Customer service is also hugely important at the clinic, with staff getting to truly know clients, right down to how they like their coffee. “They become part of a Courtyard family almost, and they want to keep coming back, which means we can make their skin even better.”
It’s easy to assume a wide disparity between what a GP sees and deals with every day and the role of an aesthetics doctor, but Elsmore, with her empathetic relationship with clients and mission to provide a wellness-focused skin clinic, says there are more similarities than you may think.
While the concept of the family doctor has become a distant memory to many across the UK, some would argue that, in a way, it lives on through aesthetics. “I’m always referring people to other health professionals if I am concerned about something or it goes beyond my remit,” explains Elsmore. “It’s like a psychiatric couch sometimes or a counselling service.

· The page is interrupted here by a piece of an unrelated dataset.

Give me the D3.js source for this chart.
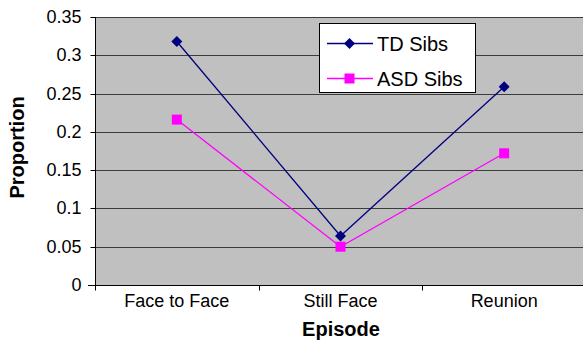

We are talking about lots of aspects of their life to build a whole picture.”
As someone going through symptoms of menopause herself, alongside many of her clients, this is a particular focus in Elsmore’s clinic, which is also an ambassador of Menopause in Aesthetics (MIA), offering clients support and advice for menopausal skin. “It affects your sense of wellbeing, self-confidence and mental health as well as your skin. There are so many crossovers between other health issues and your skin so I feel we’re giving much more than just a beauty treatment,” she explains.
Trust me, I’m a doctor
Over the years, the Isle of Wight has become more eclectic, with younger people and families from diverse backgrounds migrating from London and other parts of the UK for a different pace of life. These are the people likely more familiar with the boom in popularity for aesthetics treatments. But as a GP on a small island of 140,000 people, Dr Elsmore had become a pillar of the local community, well known by many residents, and this has allowed her to reach client groups who may otherwise have shied away from aesthetics.

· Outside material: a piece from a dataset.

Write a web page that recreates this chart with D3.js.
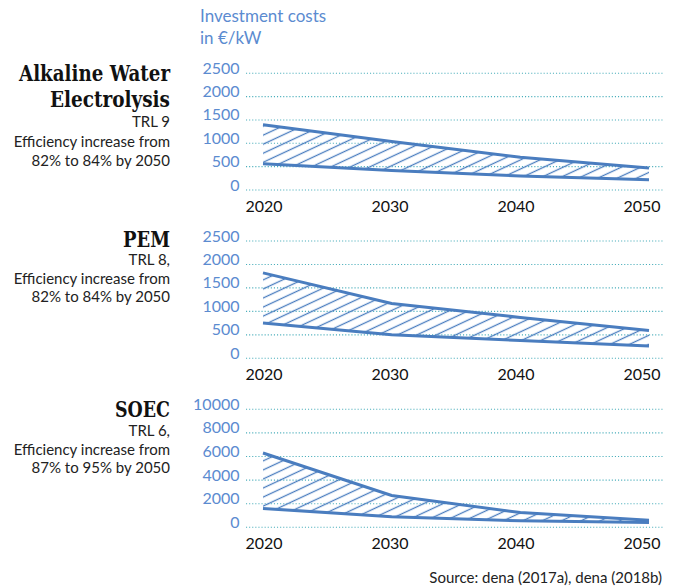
<!DOCTYPE html>
<html>
<head>
<meta charset="utf-8">
<script src="https://cdn.jsdelivr.net/npm/d3@7"></script>
<style>
  html, body { margin: 0; padding: 0; background: #fff; }
  svg { display: block; }
</style>
</head>
<body>
<script>
// Investment cost ranges (€/kW) for three electrolysis technologies
const years = [2020, 2030, 2040, 2050];

const alkalineHigh = [1400, 1040, 700, 470];
const alkalineLow  = [560, 420, 300, 220];
const pemHigh      = [1820, 1170, 870, 590];
const pemLow       = [750, 500, 380, 260];
const soecHigh     = [6300, 2700, 1250, 600];
const soecLow      = [1600, 900, 550, 400];

const smallTicks = [0, 500, 1000, 1500, 2000, 2500];
const soecTicks  = [0, 2000, 4000, 6000, 8000, 10000];

const titles = [
  { head: ["Alkaline Water", "Electrolysis"], notes: ["TRL 9", "Efficiency increase from", "82% to 84% by 2050"] },
  { head: ["PEM"], notes: ["TRL 8,", "Efficiency increase from", "82% to 84% by 2050"] },
  { head: ["SOEC"], notes: ["TRL 6,", "Efficiency increase from", "87% to 95% by 2050"] }
];

const yLabel = ["Investment costs", "in €/kW"];
const source = "Source: dena (2017a), dena (2018b)";

const W = 678, H = 587;
const lineBlue = "#4a7dbf";
const tickBlue = "#5b8bd0";
const gridTeal = "#4aaebb";

const svg = d3.select("body").append("svg")
  .attr("width", W).attr("height", H)
  .attr("viewBox", `0 0 ${W} ${H}`);

// diagonal hatch used for the cost range
const defs = svg.append("defs");
const pat = defs.append("pattern")
  .attr("id", "hatch")
  .attr("patternUnits", "userSpaceOnUse")
  .attr("width", 10).attr("height", 8.2)
  .attr("patternTransform", "rotate(-25)");
pat.append("line")
  .attr("x1", -1).attr("x2", 11)
  .attr("y1", 4.1).attr("y2", 4.1)
  .attr("stroke", lineBlue).attr("stroke-width", 1.3);

const x = d3.scaleLinear().domain([2020, 2050]).range([263, 649]);
const xLab = d3.scaleLinear().domain([2020, 2050]).range([264, 642]);
const gridX0 = 246, gridX1 = 663;

const panels = [
  { high: alkalineHigh, low: alkalineLow, ticks: smallTicks, y0: 190, y1: 73.3 },
  { high: pemHigh, low: pemLow, ticks: smallTicks, y0: 358.3, y1: 241 },
  { high: soecHigh, low: soecLow, ticks: soecTicks, y0: 527.3, y1: 409.3 }
];

// axis title
svg.append("g").selectAll("text").data(yLabel).join("text")
  .attr("x", 200).attr("y", (d, i) => 22 + i * 21.5)
  .attr("font-family", "Lato, sans-serif").attr("font-size", 17)
  .attr("fill", tickBlue).text(d => d);

const headY = [[80.5, 106.5], [246.5], [417.3]];
const noteY = [[127.3, 146.5, 165.5], [265, 283.5, 302], [436, 454.5, 473]];
const headW = [[151, 120], [47], [55]];

panels.forEach((p, i) => {
  const y = d3.scaleLinear().domain([0, d3.max(p.ticks)]).range([p.y0, p.y1]);
  const g = svg.append("g");

  // dotted gridlines
  g.selectAll("line.grid").data(p.ticks).join("line")
    .attr("class", "grid")
    .attr("x1", gridX0).attr("x2", gridX1)
    .attr("y1", d => y(d)).attr("y2", d => y(d))
    .attr("stroke", gridTeal).attr("stroke-width", 1.1)
    .attr("stroke-dasharray", "1.1,2");

  // value labels
  g.selectAll("text.ytick").data(p.ticks).join("text")
    .attr("class", "ytick")
    .attr("x", 239.5).attr("y", d => y(d) + 0.5)
    .attr("text-anchor", "end")
    .attr("font-family", "Lato, sans-serif").attr("font-size", 16)
    .attr("fill", tickBlue).text(d => d);

  // year labels
  g.selectAll("text.xtick").data(years).join("text")
    .attr("class", "xtick")
    .attr("x", d => xLab(d)).attr("y", p.y0 + 21.5)
    .attr("text-anchor", "middle")
    .attr("font-family", "Lato, sans-serif").attr("font-size", 16)
    .attr("fill", "#111").text(d => d);

  const rows = years.map((yr, k) => ({ yr, hi: p.high[k], lo: p.low[k] }));

  // hatched band between the low and high estimates
  const area = d3.area()
    .x(d => x(d.yr)).y0(d => y(d.lo)).y1(d => y(d.hi));
  g.append("path").datum(rows)
    .attr("d", area).attr("fill", "url(#hatch)");

  const line = d3.line().x(d => x(d.yr));
  g.append("path").datum(rows)
    .attr("d", line.y(d => y(d.hi)))
    .attr("fill", "none").attr("stroke", lineBlue).attr("stroke-width", 3);
  g.append("path").datum(rows)
    .attr("d", line.y(d => y(d.lo)))
    .attr("fill", "none").attr("stroke", lineBlue).attr("stroke-width", 3);

  // technology name and notes
  titles[i].head.forEach((t, k) => {
    g.append("text")
      .attr("x", 170).attr("y", headY[i][k])
      .attr("text-anchor", "end")
      .attr("font-family", "'DejaVu Serif', serif").attr("font-weight", "bold")
      .attr("font-size", 23)
      .attr("textLength", headW[i][k]).attr("lengthAdjust", "spacingAndGlyphs")
      .attr("fill", "#111").text(t);
  });
  titles[i].notes.forEach((t, k) => {
    g.append("text")
      .attr("x", 170).attr("y", noteY[i][k])
      .attr("text-anchor", "end")
      .attr("font-family", "Lato, sans-serif").attr("font-size", 15)
      .attr("fill", "#222").text(t);
  });
});

svg.append("text")
  .attr("x", 662).attr("y", 582.5)
  .attr("text-anchor", "end")
  .attr("font-family", "Lato, sans-serif").attr("font-size", 15)
  .attr("fill", "#222").text(source);
</script>
</body>
</html>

“There are some people who are going to have aesthetic treatments regardless, but a lot of more mature ladies who have lost confidence don’t want to go and see a stunning young beauty therapist and talk to them about their insecurities,” says Elsmore. “But they feel because they’ve known me before by reputation or through being a previous NHS patient of mine, that they can come and reveal themselves. It’s very much that naked truth when people are discussing their insecurities and often I get people saying, ‘If it weren’t for you, I wouldn’t be having this done or I wouldn’t have come to talk about this’. They are able to trust me and open up and that’s fantastic.”

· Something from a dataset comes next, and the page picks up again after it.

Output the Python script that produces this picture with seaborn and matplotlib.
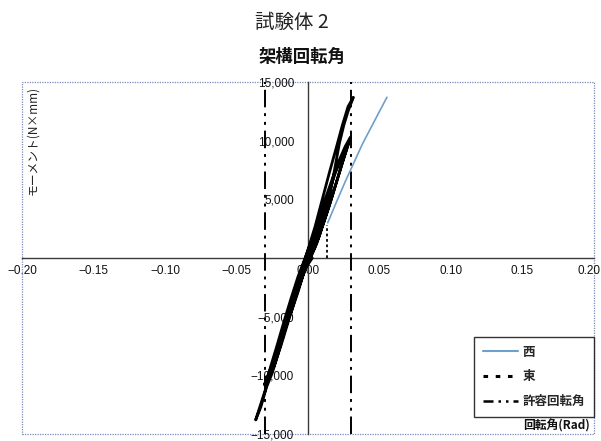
import numpy as np
import pandas as pd
import matplotlib
matplotlib.use("Agg")
import matplotlib.pyplot as plt
import seaborn as sns
from matplotlib.lines import Line2D
from matplotlib.patches import Rectangle
from matplotlib.ticker import FuncFormatter

# ---------------- data ----------------
# 東 (hysteresis loops), rotation [rad] and moment [N*mm]
east_rot = [
    0.000, 0.004, 0.008, 0.012, 0.0155,
    0.012, 0.007, 0.003, -0.001, -0.005, -0.009, -0.013, -0.016,
    -0.012, -0.007, -0.003, 0.001,
    0.005, 0.010, 0.015, 0.020, 0.025, 0.0297,
    0.026, 0.021, 0.016, 0.010, 0.004, -0.002, -0.007, -0.012, -0.017, -0.022, -0.026, -0.029,
    -0.024, -0.019, -0.014, -0.009, -0.004, 0.001, 0.006,
    0.011, 0.016, 0.021, 0.025, 0.029,
    0.025, 0.019, 0.013, 0.007, 0.001, -0.004, -0.009, -0.014, -0.019, -0.024, -0.028, -0.0305,
    -0.026, -0.021, -0.016, -0.011, -0.006, -0.001, 0.004,
    0.008, 0.012, 0.016, 0.019, 0.022, 0.025, 0.028, 0.0317,
    0.028, 0.024, 0.020, 0.015, 0.010, 0.005, 0.000, -0.005, -0.010, -0.015, -0.020, -0.025, -0.030, -0.0366,
    -0.033, -0.029, -0.025, -0.021, -0.017, -0.012, -0.007, -0.002, 0.003,
]
east_mom = [
    0, 1200, 2700, 4200, 5500,
    4600, 2800, 1000, -400, -1800, -3300, -4700, -5600,
    -4700, -2900, -1300, 0,
    1000, 2700, 4500, 6500, 8500, 10300,
    9500, 8100, 6400, 4300, 2000, 0, -1600, -3500, -5500, -7600, -9200, -10500,
    -9300, -7500, -5500, -3500, -1600, -200, 1200,
    3000, 4900, 6900, 8500, 10000,
    9000, 7200, 5000, 2800, 700, -900, -2800, -4900, -6900, -8800, -10000, -10800,
    -9800, -8100, -6100, -4100, -2300, -600, 700,
    1900, 3700, 5800, 7800, 9800, 11300, 12500, 13700,
    12900, 11300, 9500, 7300, 5000, 2700, 700, -1200, -3200, -5200, -7300, -9300, -11300, -13800,
    -12700, -11000, -9800, -8200, -6400, -4400, -2600, -900, 0,
]
# 東: short vertical dotted part
east_tail_rot = [0.013, 0.013]
east_tail_mom = [0, 2800]

# 西 (monotonic)
west_rot = [0.0138, 0.020, 0.026, 0.032, 0.038, 0.044, 0.050, 0.0552]
west_mom = [3000, 4800, 6500, 8100, 9700, 11100, 12500, 13700]

# 許容回転角
allow_rot = [-0.03, 0.03]

x_ticks = [-0.20, -0.15, -0.10, -0.05, 0.00, 0.05, 0.10, 0.15, 0.20]
y_ticks = [-15000, -10000, -5000, 0, 5000, 10000, 15000]

title_top = "試験体 2"
title_main = "架構回転角"
y_label = "モーメント(N×mm)"
x_label = "回転角(Rad)"
legend_labels = ["西", "東", "許容回転角"]

# ---------------- style ----------------
sns.set_theme(style="white")
plt.rcParams["font.family"] = ["Liberation Sans", "Noto Sans CJK JP", "DejaVu Sans"]
plt.rcParams["axes.unicode_minus"] = True
CJK = ["Noto Sans CJK JP", "DejaVu Sans"]

blue = "#6f9fcc"
axis_col = "#3a3a3a"
dashdotdot = (0, (9, 3, 1.5, 3, 1.5, 3))
TICK_FS = 8.5


def fmt_x(v):
    return f"{v:.2f}".replace("-", "\u2212")


fig = plt.figure(figsize=(6.01, 4.41), dpi=100)
fig.patch.set_facecolor("white")
ax = fig.add_axes([22 / 601, (441 - 434) / 441, 572 / 601, 352 / 441])
ax.set_facecolor("white")

# lines
east_df = pd.DataFrame({"rot": east_rot, "mom": east_mom})
sns.lineplot(data=east_df, x="rot", y="mom", sort=False, estimator=None,
             color="black", lw=2.0, ax=ax, zorder=4)
sns.lineplot(x=east_tail_rot, y=east_tail_mom, sort=False, estimator=None,
             color="black", lw=1.3, linestyle=(0, (1.5, 1.5)), ax=ax, zorder=4)
sns.lineplot(x=west_rot, y=west_mom, sort=False, estimator=None,
             color=blue, lw=1.2, ax=ax, zorder=3)
for v in allow_rot:
    ax.axvline(v, color="black", lw=1.4, linestyle=dashdotdot, zorder=2)

ax.set_xlim(-0.2, 0.2)
ax.set_ylim(-15000, 15000)

# spines through origin
for s in ["top", "right"]:
    ax.spines[s].set_visible(False)
ax.spines["left"].set_position(("data", 0))
ax.spines["bottom"].set_position(("data", 0))
for s in ["left", "bottom"]:
    ax.spines[s].set_color(axis_col)
    ax.spines[s].set_linewidth(1.0)
    ax.spines[s].set_zorder(1)

ax.set_xticks(x_ticks)
ax.set_yticks(y_ticks)
# the last x label is drawn separately (right-aligned) so it stays in the picture
ax.xaxis.set_major_formatter(FuncFormatter(
    lambda v, p: "" if abs(v - x_ticks[-1]) < 1e-9 else fmt_x(v)))
ax.yaxis.set_major_formatter(FuncFormatter(
    lambda v, p: "" if abs(v) < 1e-9 else f"{v:,.0f}".replace("-", "\u2212")))
ax.tick_params(axis="both", direction="in", length=4, width=1, color=axis_col,
               labelsize=TICK_FS, labelcolor="#111111")
ax.tick_params(axis="x", pad=5)
ax.tick_params(axis="y", pad=10)
ax.set_xlabel("")
ax.set_ylabel("")
ax.grid(False)

ax.annotate(fmt_x(x_ticks[-1]), xy=(x_ticks[-1], 0), xycoords="data",
            xytext=(4.5, -5), textcoords="offset points", ha="right", va="top",
            fontsize=TICK_FS, color="#111111", annotation_clip=False)

# dotted plot-area border
ax.add_patch(Rectangle((0, 0), 1, 1, transform=ax.transAxes, fill=False,
                       ec="#7d8ab8", lw=0.9, ls=(0, (1, 1)), clip_on=False, zorder=0))

# titles
fig.text(0.486, 1 - 22 / 441, title_top, ha="center", va="center", fontsize=14,
         family=CJK, color="#222222")
fig.text(0.502, 1 - 57 / 441, title_main, ha="center", va="center", fontsize=12.5,
         family=CJK, fontweight="bold", color="#111111")

# axis labels
fig.text(33 / 601, 1 - 140 / 441, y_label, rotation=90, ha="center", va="center",
         fontsize=8.5, family=CJK, color="#222222")
fig.text(590 / 601, 1 - 426 / 441, x_label, ha="right", va="center",
         fontsize=8.5, family=CJK, fontweight="bold", color="#111111")

# legend
handles = [
    Line2D([], [], color=blue, lw=1.5),
    Line2D([], [], color="black", lw=2.2, linestyle=(0, (1.5, 2.5))),
    Line2D([], [], color="black", lw=1.8, linestyle=(0, (4, 2, 1, 2, 1, 2))),
]
leg = ax.legend(handles, legend_labels, loc="lower right", bbox_to_anchor=(1.0, 0.048),
                borderaxespad=0, frameon=True, fancybox=False, edgecolor="black",
                prop={"family": CJK, "size": 9, "weight": "bold"},
                handlelength=2.8, handletextpad=0.4, labelspacing=0.95,
                borderpad=0.7)
leg.get_frame().set_linewidth(1.0)

fig.savefig("out.png", dpi=100, facecolor="white")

In such a small community, the population is often looking for natural results rather than being seen to be flaunting their tweakments or treatments with drastic changes. “Like anywhere on the mainland, you’ve got youngsters casually going to get their hair and nails done snd then you’ve got an older generation that is much more sceptical and fearful of what it could mean but are still curious and hopeful that there could be something suited to them,” she explains.
“I think that is where my strength really lies – with a small budget I can create something really impactful for them so that they feel their investment has been well worth it and they can start feeling great about themselves again. It’s a confidence-building process.”
Winning run
Another way Dr Elsmore has garnered the trust of the residents of the Isle of Wight, helping her stand out from the other clinics on the island and indeed the mainland, is through the many accolades she’s achieved.
The Courtyard Aesthetic Clinic won two years in a row at the Global Health and Pharma Global Excellence Awards – Most Outstanding Aesthetic Clinic in 2022 and Most Trusted Skincare Clinic in 2023 – and this year, it won Skin Clinic of the Year at the Professional Beauty Awards.
“We are still all absolutely buzzing,” she says. “We have had over 100 new enquiries since winning the award in March, so it goes to show the impact that respected awards like this can have – and how hard work can pay off.”